____ ENTRIES SHOWN

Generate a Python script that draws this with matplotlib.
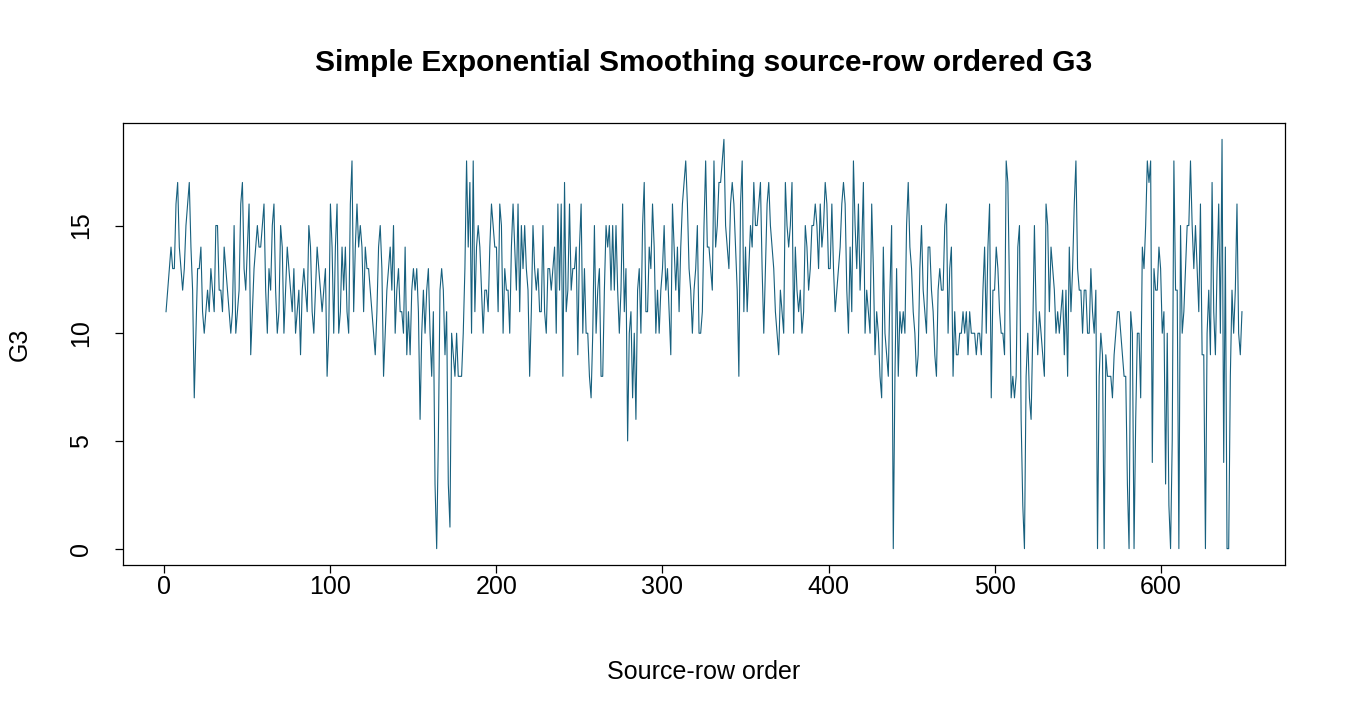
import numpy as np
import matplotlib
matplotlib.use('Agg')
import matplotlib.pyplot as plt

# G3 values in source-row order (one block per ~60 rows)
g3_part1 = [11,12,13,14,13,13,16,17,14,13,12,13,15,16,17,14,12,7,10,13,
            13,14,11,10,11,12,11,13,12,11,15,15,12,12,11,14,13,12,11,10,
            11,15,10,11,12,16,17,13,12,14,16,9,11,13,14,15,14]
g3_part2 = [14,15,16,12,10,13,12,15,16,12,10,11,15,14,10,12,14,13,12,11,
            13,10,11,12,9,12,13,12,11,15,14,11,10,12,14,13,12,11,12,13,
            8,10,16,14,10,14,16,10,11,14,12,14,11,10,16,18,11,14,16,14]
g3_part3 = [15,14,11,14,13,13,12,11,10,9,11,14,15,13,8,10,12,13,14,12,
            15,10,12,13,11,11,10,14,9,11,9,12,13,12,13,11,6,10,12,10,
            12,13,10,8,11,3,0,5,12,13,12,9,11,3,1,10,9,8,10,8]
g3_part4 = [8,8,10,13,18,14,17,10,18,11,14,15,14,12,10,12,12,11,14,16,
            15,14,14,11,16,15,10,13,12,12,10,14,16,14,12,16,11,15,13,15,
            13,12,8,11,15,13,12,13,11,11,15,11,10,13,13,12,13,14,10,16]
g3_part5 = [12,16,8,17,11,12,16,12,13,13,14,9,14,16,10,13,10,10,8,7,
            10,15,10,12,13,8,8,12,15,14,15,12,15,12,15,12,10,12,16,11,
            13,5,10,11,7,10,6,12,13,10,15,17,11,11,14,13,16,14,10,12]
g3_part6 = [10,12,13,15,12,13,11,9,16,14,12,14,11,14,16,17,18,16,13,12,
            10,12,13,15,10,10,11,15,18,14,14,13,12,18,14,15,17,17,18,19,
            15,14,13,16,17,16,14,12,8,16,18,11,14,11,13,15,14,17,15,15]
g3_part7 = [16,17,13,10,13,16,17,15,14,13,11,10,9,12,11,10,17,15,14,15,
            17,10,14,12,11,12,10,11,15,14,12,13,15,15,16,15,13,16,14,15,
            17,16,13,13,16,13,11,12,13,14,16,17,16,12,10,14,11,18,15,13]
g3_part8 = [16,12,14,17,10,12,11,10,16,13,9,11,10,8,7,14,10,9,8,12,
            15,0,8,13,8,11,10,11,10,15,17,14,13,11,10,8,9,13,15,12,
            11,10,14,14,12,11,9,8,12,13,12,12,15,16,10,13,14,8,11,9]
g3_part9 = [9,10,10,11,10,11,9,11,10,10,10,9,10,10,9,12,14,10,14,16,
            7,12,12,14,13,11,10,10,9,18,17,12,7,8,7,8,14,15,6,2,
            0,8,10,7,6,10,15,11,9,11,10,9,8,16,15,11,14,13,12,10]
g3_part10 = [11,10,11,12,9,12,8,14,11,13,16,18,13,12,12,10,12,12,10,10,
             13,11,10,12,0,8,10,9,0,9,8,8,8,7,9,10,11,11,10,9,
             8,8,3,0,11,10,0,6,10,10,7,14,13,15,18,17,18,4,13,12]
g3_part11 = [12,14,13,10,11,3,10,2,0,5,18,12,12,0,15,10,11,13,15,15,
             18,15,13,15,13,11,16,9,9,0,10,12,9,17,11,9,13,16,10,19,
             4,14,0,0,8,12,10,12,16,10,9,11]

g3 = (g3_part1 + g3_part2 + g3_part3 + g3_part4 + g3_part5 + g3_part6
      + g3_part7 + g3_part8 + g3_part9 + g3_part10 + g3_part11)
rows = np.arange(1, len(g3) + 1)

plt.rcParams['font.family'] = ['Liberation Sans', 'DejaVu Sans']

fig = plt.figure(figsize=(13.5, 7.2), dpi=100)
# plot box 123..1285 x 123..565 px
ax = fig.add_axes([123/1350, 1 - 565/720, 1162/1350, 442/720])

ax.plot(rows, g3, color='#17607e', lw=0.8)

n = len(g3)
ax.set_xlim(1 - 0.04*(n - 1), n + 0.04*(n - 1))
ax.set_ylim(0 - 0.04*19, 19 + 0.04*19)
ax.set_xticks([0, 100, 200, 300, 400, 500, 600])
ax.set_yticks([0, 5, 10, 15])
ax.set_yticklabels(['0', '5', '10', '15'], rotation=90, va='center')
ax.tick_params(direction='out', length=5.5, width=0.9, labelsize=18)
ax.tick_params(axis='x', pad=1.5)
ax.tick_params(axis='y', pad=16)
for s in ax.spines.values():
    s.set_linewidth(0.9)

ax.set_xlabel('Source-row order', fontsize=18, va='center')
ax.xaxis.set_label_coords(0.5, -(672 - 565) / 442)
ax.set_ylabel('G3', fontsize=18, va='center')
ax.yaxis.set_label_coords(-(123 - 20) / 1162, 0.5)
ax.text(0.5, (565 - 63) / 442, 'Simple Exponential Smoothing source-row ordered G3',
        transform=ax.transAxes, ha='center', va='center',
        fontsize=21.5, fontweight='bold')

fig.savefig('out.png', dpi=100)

________
____ ENTRIES SHOWN

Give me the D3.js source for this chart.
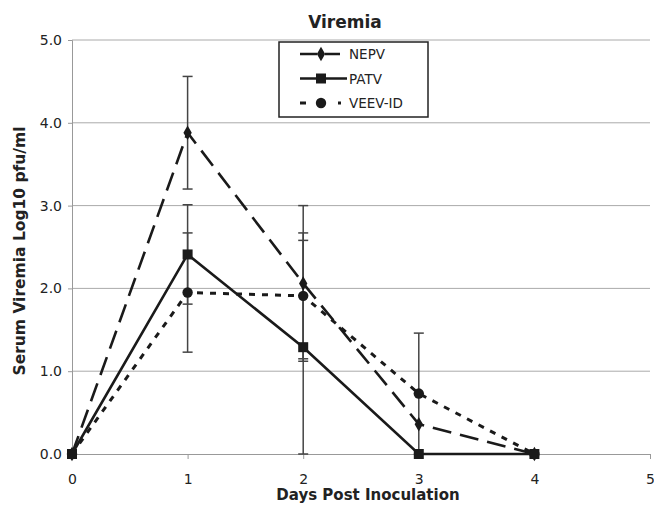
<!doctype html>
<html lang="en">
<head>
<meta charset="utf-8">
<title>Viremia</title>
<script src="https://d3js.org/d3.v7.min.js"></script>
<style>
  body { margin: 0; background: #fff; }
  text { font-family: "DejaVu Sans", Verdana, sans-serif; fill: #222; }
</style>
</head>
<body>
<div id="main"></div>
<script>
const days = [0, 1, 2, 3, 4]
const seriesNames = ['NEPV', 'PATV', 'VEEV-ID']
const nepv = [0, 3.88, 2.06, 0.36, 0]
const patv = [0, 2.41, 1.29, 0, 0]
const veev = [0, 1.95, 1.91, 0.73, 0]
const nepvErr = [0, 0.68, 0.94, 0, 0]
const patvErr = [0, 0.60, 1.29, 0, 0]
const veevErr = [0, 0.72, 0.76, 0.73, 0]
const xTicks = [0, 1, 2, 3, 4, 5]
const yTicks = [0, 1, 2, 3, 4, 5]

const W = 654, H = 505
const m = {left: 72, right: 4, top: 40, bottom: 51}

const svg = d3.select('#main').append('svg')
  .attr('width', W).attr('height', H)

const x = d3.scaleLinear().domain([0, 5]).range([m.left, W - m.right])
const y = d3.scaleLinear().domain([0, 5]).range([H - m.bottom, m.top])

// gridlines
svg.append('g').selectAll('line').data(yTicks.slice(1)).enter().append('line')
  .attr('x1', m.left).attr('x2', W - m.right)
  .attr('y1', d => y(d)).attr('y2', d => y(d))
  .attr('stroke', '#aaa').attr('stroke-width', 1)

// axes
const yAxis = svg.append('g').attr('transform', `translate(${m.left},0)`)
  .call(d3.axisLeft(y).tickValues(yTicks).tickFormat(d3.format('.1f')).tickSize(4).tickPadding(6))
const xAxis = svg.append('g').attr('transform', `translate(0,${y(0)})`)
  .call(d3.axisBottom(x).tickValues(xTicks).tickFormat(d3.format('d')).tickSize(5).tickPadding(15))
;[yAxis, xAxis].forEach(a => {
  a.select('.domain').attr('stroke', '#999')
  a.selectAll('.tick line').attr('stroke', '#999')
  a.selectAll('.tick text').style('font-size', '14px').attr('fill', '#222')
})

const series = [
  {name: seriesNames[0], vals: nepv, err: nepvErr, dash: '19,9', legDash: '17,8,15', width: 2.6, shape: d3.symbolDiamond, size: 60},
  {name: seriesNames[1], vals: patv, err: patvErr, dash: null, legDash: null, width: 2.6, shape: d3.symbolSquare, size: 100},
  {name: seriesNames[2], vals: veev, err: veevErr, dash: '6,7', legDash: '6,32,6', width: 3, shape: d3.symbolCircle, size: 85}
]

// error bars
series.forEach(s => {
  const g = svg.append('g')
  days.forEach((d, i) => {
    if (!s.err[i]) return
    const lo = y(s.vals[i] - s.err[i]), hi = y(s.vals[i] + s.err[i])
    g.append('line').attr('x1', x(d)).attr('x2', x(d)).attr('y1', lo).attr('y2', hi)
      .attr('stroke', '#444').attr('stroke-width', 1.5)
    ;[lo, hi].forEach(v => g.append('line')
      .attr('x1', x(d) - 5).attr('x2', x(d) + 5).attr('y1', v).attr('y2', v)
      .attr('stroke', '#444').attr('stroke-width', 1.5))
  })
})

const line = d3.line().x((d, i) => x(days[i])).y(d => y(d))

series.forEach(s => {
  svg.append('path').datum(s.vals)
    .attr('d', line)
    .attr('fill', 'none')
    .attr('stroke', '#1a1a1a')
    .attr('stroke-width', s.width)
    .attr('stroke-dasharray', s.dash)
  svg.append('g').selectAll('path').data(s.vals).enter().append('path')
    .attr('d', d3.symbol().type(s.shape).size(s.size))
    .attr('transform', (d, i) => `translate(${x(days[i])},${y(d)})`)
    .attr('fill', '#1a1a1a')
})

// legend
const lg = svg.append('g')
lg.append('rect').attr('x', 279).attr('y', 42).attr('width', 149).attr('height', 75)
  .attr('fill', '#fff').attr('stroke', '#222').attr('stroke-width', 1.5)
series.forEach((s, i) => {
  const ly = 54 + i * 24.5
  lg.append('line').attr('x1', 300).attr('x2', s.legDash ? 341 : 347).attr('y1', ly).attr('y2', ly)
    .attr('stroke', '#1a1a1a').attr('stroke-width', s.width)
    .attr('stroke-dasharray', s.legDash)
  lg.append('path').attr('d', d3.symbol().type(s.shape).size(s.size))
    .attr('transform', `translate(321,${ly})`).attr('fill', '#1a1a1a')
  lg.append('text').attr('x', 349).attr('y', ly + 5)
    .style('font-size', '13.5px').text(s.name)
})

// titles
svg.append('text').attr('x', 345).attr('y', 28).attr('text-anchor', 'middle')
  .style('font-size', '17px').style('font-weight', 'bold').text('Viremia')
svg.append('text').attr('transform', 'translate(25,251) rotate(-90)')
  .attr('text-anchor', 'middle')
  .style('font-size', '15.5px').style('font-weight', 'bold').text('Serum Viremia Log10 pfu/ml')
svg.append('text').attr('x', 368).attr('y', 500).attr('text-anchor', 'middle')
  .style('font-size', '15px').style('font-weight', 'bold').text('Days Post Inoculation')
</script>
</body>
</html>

________
____ ENTRIES SHOWN

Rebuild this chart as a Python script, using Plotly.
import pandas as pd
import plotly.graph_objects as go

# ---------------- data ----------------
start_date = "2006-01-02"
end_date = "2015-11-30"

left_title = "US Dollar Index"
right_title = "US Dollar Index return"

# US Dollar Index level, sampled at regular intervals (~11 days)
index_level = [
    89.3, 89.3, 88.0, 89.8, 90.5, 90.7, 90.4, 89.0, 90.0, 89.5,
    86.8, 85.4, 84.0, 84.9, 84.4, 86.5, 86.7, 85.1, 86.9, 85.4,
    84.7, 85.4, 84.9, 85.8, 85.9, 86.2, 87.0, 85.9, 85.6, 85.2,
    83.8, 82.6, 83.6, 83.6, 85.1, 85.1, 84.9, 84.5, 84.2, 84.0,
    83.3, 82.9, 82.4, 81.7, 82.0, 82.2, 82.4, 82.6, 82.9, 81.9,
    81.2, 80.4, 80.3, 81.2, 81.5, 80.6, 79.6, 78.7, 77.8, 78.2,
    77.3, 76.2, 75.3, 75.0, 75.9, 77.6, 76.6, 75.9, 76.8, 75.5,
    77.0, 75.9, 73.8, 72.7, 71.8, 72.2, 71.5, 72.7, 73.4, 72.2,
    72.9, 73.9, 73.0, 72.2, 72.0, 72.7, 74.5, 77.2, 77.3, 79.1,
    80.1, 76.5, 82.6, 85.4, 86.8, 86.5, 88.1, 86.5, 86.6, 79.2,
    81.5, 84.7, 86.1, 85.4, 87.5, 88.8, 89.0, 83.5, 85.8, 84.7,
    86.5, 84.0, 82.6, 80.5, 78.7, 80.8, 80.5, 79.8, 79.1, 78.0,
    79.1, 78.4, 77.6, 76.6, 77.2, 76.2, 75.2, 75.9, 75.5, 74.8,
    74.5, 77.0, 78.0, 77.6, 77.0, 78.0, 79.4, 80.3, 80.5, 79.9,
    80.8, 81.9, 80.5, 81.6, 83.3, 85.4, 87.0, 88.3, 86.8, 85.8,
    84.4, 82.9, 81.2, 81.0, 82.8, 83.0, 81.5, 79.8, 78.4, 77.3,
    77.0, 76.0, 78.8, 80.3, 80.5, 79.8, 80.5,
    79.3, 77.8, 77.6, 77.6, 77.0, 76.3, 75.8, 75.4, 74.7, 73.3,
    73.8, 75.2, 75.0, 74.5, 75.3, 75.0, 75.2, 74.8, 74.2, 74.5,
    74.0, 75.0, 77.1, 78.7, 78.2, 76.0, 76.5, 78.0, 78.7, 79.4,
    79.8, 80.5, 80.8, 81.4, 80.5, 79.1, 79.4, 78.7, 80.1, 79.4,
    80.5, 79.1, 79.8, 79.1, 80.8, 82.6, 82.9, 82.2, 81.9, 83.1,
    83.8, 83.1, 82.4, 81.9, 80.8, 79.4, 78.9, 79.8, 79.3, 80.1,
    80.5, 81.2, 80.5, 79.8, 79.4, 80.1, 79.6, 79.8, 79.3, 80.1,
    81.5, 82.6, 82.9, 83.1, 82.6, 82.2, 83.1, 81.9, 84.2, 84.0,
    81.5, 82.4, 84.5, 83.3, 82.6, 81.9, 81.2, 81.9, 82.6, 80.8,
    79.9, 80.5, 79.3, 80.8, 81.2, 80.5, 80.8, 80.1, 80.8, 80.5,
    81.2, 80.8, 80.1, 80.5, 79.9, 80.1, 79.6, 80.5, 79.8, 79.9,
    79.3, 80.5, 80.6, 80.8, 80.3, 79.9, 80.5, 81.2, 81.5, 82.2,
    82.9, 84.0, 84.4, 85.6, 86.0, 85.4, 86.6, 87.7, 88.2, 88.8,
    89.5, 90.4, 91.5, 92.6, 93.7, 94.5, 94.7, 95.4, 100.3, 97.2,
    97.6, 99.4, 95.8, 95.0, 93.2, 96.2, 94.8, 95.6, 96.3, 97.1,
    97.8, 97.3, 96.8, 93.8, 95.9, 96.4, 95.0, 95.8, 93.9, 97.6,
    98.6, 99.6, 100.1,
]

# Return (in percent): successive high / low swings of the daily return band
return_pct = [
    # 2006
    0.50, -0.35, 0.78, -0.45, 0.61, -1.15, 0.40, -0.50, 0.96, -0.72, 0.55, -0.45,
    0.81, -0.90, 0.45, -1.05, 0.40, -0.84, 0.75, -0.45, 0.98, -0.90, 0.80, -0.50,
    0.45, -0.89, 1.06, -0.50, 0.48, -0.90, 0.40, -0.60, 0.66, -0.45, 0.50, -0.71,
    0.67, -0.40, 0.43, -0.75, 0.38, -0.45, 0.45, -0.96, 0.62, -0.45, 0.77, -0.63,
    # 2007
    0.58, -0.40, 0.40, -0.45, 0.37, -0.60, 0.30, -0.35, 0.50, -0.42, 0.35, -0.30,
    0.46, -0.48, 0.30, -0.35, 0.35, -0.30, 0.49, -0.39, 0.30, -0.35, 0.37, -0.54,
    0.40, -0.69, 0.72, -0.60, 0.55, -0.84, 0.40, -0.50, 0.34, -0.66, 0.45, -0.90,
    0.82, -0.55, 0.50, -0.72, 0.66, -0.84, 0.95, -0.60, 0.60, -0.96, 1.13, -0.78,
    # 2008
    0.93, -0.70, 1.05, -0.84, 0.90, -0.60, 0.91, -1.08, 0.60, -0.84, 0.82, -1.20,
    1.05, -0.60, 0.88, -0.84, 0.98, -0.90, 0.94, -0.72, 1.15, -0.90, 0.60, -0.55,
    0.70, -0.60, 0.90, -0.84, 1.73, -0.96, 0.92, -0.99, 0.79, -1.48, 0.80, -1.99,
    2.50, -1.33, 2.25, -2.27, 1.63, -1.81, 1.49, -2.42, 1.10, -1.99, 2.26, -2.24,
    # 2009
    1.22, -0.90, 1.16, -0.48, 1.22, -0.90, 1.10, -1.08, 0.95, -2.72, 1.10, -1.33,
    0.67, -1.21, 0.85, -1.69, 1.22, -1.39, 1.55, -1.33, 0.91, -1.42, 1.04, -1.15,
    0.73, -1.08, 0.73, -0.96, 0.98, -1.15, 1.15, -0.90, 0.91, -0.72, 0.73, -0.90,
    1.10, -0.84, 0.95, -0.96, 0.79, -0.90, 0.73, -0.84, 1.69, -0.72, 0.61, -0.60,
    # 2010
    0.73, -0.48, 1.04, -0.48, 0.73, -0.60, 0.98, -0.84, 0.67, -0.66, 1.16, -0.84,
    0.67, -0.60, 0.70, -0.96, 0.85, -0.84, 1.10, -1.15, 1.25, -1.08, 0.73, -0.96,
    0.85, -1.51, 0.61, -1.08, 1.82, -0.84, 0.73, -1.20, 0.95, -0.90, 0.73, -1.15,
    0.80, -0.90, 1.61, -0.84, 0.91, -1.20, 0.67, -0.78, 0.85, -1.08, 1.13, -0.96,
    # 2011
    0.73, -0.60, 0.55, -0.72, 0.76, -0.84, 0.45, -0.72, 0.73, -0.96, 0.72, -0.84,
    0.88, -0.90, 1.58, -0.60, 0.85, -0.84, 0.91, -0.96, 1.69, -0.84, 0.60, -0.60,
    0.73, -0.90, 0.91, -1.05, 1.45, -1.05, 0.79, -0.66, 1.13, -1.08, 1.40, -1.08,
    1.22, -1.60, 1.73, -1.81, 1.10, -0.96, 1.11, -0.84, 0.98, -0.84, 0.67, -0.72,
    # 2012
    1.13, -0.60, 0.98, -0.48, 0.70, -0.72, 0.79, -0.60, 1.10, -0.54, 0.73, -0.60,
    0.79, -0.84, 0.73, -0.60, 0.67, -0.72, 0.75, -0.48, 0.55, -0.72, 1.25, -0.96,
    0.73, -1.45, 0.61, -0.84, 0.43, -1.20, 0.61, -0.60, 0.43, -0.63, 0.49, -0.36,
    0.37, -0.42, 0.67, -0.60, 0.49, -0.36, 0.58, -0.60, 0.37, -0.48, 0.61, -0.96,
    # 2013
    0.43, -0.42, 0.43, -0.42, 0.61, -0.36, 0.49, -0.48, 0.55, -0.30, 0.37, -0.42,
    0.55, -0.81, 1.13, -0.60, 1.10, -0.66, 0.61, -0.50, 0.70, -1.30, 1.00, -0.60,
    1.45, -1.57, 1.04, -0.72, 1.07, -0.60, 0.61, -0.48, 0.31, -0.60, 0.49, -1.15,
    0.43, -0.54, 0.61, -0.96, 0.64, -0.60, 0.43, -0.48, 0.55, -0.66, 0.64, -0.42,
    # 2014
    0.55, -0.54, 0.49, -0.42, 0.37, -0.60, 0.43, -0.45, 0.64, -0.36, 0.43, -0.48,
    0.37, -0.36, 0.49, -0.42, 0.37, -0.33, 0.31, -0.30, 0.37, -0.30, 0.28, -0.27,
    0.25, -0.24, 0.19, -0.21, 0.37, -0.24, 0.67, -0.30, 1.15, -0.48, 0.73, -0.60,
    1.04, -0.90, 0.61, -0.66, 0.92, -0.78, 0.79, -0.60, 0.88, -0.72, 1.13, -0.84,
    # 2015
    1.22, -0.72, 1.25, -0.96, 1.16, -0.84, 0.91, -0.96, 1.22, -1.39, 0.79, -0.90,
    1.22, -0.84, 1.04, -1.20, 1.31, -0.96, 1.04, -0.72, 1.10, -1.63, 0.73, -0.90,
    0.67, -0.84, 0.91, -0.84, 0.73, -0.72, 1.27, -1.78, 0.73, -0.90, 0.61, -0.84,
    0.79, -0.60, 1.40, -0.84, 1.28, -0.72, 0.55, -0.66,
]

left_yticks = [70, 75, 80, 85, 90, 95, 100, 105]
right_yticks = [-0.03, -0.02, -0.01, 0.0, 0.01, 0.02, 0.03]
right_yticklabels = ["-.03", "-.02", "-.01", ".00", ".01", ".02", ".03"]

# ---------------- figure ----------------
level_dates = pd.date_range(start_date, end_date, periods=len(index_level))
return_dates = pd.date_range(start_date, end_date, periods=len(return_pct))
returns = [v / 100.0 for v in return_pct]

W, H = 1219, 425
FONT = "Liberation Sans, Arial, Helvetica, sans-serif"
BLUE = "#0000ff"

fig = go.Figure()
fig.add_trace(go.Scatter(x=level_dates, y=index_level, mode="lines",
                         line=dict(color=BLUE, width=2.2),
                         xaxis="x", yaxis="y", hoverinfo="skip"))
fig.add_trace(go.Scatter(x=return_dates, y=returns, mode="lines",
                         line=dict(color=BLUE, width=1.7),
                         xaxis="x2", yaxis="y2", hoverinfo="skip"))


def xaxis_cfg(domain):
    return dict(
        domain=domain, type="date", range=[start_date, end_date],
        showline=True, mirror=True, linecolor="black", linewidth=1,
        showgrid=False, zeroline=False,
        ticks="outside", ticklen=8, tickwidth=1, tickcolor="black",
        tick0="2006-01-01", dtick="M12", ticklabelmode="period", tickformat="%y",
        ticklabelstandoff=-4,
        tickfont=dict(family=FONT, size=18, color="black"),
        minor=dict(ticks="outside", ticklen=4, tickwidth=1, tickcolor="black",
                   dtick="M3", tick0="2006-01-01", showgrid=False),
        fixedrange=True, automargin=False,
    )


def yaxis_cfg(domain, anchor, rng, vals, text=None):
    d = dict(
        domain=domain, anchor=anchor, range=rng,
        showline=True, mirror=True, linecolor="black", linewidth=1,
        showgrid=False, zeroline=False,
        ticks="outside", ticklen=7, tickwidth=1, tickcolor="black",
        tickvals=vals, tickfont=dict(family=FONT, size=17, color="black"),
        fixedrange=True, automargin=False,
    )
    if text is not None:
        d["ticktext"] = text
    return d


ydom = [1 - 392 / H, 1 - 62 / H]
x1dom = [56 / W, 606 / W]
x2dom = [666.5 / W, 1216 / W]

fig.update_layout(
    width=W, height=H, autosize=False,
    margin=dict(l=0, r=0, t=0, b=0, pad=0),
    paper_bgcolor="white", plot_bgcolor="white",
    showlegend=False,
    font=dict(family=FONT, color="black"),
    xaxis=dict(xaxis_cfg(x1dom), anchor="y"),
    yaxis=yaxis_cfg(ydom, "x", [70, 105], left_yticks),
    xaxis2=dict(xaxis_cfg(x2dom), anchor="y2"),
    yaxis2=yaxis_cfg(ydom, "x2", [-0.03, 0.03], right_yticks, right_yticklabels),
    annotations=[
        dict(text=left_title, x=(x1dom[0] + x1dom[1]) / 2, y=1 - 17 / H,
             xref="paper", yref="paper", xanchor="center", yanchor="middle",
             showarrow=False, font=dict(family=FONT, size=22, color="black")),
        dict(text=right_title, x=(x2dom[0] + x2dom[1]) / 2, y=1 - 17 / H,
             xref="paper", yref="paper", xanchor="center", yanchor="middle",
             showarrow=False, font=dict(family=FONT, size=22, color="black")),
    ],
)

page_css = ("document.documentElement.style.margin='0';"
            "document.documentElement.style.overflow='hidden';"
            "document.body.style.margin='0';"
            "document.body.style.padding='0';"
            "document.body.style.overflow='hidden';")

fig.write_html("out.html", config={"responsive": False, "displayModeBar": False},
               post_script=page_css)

________

Make an exact copy of only the lines from the one with "Generate a Python" through the one with "import matplotlib.pyplot as plt". Pictures don't belong in it.

Generate a Python script that draws this with matplotlib.
import numpy as np
import matplotlib
matplotlib.use('Agg')
import matplotlib.pyplot as plt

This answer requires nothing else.